(Aim):
Print the entries below in their entirety, exactly as they are written.

>> Begin Provided data

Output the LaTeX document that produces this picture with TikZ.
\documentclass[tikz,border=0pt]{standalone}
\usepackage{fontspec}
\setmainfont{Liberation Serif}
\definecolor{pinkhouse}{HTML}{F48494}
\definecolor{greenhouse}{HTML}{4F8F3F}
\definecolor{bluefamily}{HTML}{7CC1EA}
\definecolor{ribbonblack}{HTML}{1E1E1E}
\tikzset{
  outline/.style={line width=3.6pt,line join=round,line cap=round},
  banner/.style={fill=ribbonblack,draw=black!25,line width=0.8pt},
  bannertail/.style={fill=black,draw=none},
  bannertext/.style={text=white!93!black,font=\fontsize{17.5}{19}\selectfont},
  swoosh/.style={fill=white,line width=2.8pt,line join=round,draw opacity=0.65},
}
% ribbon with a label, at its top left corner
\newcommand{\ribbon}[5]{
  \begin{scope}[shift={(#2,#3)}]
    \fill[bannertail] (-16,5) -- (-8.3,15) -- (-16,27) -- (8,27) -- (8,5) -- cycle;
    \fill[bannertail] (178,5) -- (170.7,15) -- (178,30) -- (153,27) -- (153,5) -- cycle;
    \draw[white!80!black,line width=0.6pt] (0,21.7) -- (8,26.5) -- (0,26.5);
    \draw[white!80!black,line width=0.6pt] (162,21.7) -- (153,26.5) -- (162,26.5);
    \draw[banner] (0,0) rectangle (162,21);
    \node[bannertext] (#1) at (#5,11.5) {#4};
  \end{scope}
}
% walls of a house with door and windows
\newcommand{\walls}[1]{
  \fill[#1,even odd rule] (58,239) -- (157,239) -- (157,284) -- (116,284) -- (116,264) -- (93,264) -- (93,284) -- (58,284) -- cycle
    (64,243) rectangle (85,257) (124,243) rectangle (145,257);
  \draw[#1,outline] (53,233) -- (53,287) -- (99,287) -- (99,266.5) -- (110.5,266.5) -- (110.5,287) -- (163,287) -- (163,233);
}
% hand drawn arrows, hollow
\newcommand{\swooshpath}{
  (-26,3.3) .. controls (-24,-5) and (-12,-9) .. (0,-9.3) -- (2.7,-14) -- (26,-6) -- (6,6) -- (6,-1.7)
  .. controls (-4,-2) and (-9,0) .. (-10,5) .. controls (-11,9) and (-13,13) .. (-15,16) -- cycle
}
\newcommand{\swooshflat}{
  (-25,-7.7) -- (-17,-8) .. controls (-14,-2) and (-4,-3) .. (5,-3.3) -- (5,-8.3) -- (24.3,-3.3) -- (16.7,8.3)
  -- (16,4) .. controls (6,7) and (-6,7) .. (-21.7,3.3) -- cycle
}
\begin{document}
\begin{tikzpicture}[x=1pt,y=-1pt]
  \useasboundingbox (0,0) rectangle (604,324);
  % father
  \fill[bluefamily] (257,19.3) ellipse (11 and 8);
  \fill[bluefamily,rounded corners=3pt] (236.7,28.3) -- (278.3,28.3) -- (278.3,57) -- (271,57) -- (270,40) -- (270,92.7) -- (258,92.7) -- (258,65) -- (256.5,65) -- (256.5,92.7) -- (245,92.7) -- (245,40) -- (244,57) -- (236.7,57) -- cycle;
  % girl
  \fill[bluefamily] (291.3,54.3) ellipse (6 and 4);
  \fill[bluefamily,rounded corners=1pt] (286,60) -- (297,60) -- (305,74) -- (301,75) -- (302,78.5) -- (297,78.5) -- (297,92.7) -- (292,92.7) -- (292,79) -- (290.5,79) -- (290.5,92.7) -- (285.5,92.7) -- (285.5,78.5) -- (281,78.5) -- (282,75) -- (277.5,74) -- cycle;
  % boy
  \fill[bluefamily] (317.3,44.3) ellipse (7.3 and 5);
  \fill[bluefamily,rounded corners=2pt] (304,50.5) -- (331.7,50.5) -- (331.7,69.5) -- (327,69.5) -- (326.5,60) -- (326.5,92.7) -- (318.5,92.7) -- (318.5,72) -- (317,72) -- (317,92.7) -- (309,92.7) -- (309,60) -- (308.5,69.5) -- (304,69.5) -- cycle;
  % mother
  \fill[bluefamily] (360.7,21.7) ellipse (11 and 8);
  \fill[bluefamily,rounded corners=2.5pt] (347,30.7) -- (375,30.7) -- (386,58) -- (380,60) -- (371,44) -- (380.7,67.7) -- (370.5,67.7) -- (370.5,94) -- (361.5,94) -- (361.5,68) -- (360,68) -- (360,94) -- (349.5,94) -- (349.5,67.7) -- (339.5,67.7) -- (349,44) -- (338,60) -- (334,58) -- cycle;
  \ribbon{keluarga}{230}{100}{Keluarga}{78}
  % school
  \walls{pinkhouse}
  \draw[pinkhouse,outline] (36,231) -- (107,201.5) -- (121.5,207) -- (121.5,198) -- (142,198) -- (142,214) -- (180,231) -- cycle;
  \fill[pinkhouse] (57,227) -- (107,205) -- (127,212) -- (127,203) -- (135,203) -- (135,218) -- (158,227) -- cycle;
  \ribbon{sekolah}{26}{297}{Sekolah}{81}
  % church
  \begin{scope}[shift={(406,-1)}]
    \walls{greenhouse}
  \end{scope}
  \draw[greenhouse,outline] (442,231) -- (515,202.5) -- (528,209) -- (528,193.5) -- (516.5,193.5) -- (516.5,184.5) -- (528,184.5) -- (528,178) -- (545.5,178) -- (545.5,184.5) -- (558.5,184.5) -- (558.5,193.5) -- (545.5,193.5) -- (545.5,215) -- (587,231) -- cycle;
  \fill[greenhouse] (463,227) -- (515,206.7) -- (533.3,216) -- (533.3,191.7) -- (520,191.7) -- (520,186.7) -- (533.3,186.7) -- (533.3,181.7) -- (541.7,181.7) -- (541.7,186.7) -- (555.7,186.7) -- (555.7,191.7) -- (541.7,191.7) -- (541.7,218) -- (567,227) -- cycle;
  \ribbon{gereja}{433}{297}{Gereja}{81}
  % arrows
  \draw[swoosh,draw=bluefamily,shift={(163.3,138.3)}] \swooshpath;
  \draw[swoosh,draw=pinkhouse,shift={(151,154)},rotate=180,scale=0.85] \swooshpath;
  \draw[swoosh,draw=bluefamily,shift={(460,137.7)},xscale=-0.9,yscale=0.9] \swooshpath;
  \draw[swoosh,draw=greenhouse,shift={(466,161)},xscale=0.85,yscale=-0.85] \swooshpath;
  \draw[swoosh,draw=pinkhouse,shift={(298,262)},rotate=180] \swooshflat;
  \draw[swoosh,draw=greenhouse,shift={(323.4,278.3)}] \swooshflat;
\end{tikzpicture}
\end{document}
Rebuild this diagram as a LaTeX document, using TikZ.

>> End Provided data

(Problem solution):
Output the LaTeX document that produces this picture with TikZ.
\documentclass[tikz,border=0pt]{standalone}
\usepackage{fontspec}
\setmainfont{Liberation Serif}
\definecolor{pinkhouse}{HTML}{F48494}
\definecolor{greenhouse}{HTML}{4F8F3F}
\definecolor{bluefamily}{HTML}{7CC1EA}
\definecolor{ribbonblack}{HTML}{1E1E1E}
\tikzset{
  outline/.style={line width=3.6pt,line join=round,line cap=round},
  banner/.style={fill=ribbonblack,draw=black!25,line width=0.8pt},
  bannertail/.style={fill=black,draw=none},
  bannertext/.style={text=white!93!black,font=\fontsize{17.5}{19}\selectfont},
  swoosh/.style={fill=white,line width=2.8pt,line join=round,draw opacity=0.65},
}
% ribbon with a label, at its top left corner
\newcommand{\ribbon}[5]{
  \begin{scope}[shift={(#2,#3)}]
    \fill[bannertail] (-16,5) -- (-8.3,15) -- (-16,27) -- (8,27) -- (8,5) -- cycle;
    \fill[bannertail] (178,5) -- (170.7,15) -- (178,30) -- (153,27) -- (153,5) -- cycle;
    \draw[white!80!black,line width=0.6pt] (0,21.7) -- (8,26.5) -- (0,26.5);
    \draw[white!80!black,line width=0.6pt] (162,21.7) -- (153,26.5) -- (162,26.5);
    \draw[banner] (0,0) rectangle (162,21);
    \node[bannertext] (#1) at (#5,11.5) {#4};
  \end{scope}
}
% walls of a house with door and windows
\newcommand{\walls}[1]{
  \fill[#1,even odd rule] (58,239) -- (157,239) -- (157,284) -- (116,284) -- (116,264) -- (93,264) -- (93,284) -- (58,284) -- cycle
    (64,243) rectangle (85,257) (124,243) rectangle (145,257);
  \draw[#1,outline] (53,233) -- (53,287) -- (99,287) -- (99,266.5) -- (110.5,266.5) -- (110.5,287) -- (163,287) -- (163,233);
}
% hand drawn arrows, hollow
\newcommand{\swooshpath}{
  (-26,3.3) .. controls (-24,-5) and (-12,-9) .. (0,-9.3) -- (2.7,-14) -- (26,-6) -- (6,6) -- (6,-1.7)
  .. controls (-4,-2) and (-9,0) .. (-10,5) .. controls (-11,9) and (-13,13) .. (-15,16) -- cycle
}
\newcommand{\swooshflat}{
  (-25,-7.7) -- (-17,-8) .. controls (-14,-2) and (-4,-3) .. (5,-3.3) -- (5,-8.3) -- (24.3,-3.3) -- (16.7,8.3)
  -- (16,4) .. controls (6,7) and (-6,7) .. (-21.7,3.3) -- cycle
}
\begin{document}
\begin{tikzpicture}[x=1pt,y=-1pt]
  \useasboundingbox (0,0) rectangle (604,324);
  % father
  \fill[bluefamily] (257,19.3) ellipse (11 and 8);
  \fill[bluefamily,rounded corners=3pt] (236.7,28.3) -- (278.3,28.3) -- (278.3,57) -- (271,57) -- (270,40) -- (270,92.7) -- (258,92.7) -- (258,65) -- (256.5,65) -- (256.5,92.7) -- (245,92.7) -- (245,40) -- (244,57) -- (236.7,57) -- cycle;
  % girl
  \fill[bluefamily] (291.3,54.3) ellipse (6 and 4);
  \fill[bluefamily,rounded corners=1pt] (286,60) -- (297,60) -- (305,74) -- (301,75) -- (302,78.5) -- (297,78.5) -- (297,92.7) -- (292,92.7) -- (292,79) -- (290.5,79) -- (290.5,92.7) -- (285.5,92.7) -- (285.5,78.5) -- (281,78.5) -- (282,75) -- (277.5,74) -- cycle;
  % boy
  \fill[bluefamily] (317.3,44.3) ellipse (7.3 and 5);
  \fill[bluefamily,rounded corners=2pt] (304,50.5) -- (331.7,50.5) -- (331.7,69.5) -- (327,69.5) -- (326.5,60) -- (326.5,92.7) -- (318.5,92.7) -- (318.5,72) -- (317,72) -- (317,92.7) -- (309,92.7) -- (309,60) -- (308.5,69.5) -- (304,69.5) -- cycle;
  % mother
  \fill[bluefamily] (360.7,21.7) ellipse (11 and 8);
  \fill[bluefamily,rounded corners=2.5pt] (347,30.7) -- (375,30.7) -- (386,58) -- (380,60) -- (371,44) -- (380.7,67.7) -- (370.5,67.7) -- (370.5,94) -- (361.5,94) -- (361.5,68) -- (360,68) -- (360,94) -- (349.5,94) -- (349.5,67.7) -- (339.5,67.7) -- (349,44) -- (338,60) -- (334,58) -- cycle;
  \ribbon{keluarga}{230}{100}{Keluarga}{78}
  % school
  \walls{pinkhouse}
  \draw[pinkhouse,outline] (36,231) -- (107,201.5) -- (121.5,207) -- (121.5,198) -- (142,198) -- (142,214) -- (180,231) -- cycle;
  \fill[pinkhouse] (57,227) -- (107,205) -- (127,212) -- (127,203) -- (135,203) -- (135,218) -- (158,227) -- cycle;
  \ribbon{sekolah}{26}{297}{Sekolah}{81}
  % church
  \begin{scope}[shift={(406,-1)}]
    \walls{greenhouse}
  \end{scope}
  \draw[greenhouse,outline] (442,231) -- (515,202.5) -- (528,209) -- (528,193.5) -- (516.5,193.5) -- (516.5,184.5) -- (528,184.5) -- (528,178) -- (545.5,178) -- (545.5,184.5) -- (558.5,184.5) -- (558.5,193.5) -- (545.5,193.5) -- (545.5,215) -- (587,231) -- cycle;
  \fill[greenhouse] (463,227) -- (515,206.7) -- (533.3,216) -- (533.3,191.7) -- (520,191.7) -- (520,186.7) -- (533.3,186.7) -- (533.3,181.7) -- (541.7,181.7) -- (541.7,186.7) -- (555.7,186.7) -- (555.7,191.7) -- (541.7,191.7) -- (541.7,218) -- (567,227) -- cycle;
  \ribbon{gereja}{433}{297}{Gereja}{81}
  % arrows
  \draw[swoosh,draw=bluefamily,shift={(163.3,138.3)}] \swooshpath;
  \draw[swoosh,draw=pinkhouse,shift={(151,154)},rotate=180,scale=0.85] \swooshpath;
  \draw[swoosh,draw=bluefamily,shift={(460,137.7)},xscale=-0.9,yscale=0.9] \swooshpath;
  \draw[swoosh,draw=greenhouse,shift={(466,161)},xscale=0.85,yscale=-0.85] \swooshpath;
  \draw[swoosh,draw=pinkhouse,shift={(298,262)},rotate=180] \swooshflat;
  \draw[swoosh,draw=greenhouse,shift={(323.4,278.3)}] \swooshflat;
\end{tikzpicture}
\end{document}
Rebuild this diagram as a LaTeX document, using TikZ.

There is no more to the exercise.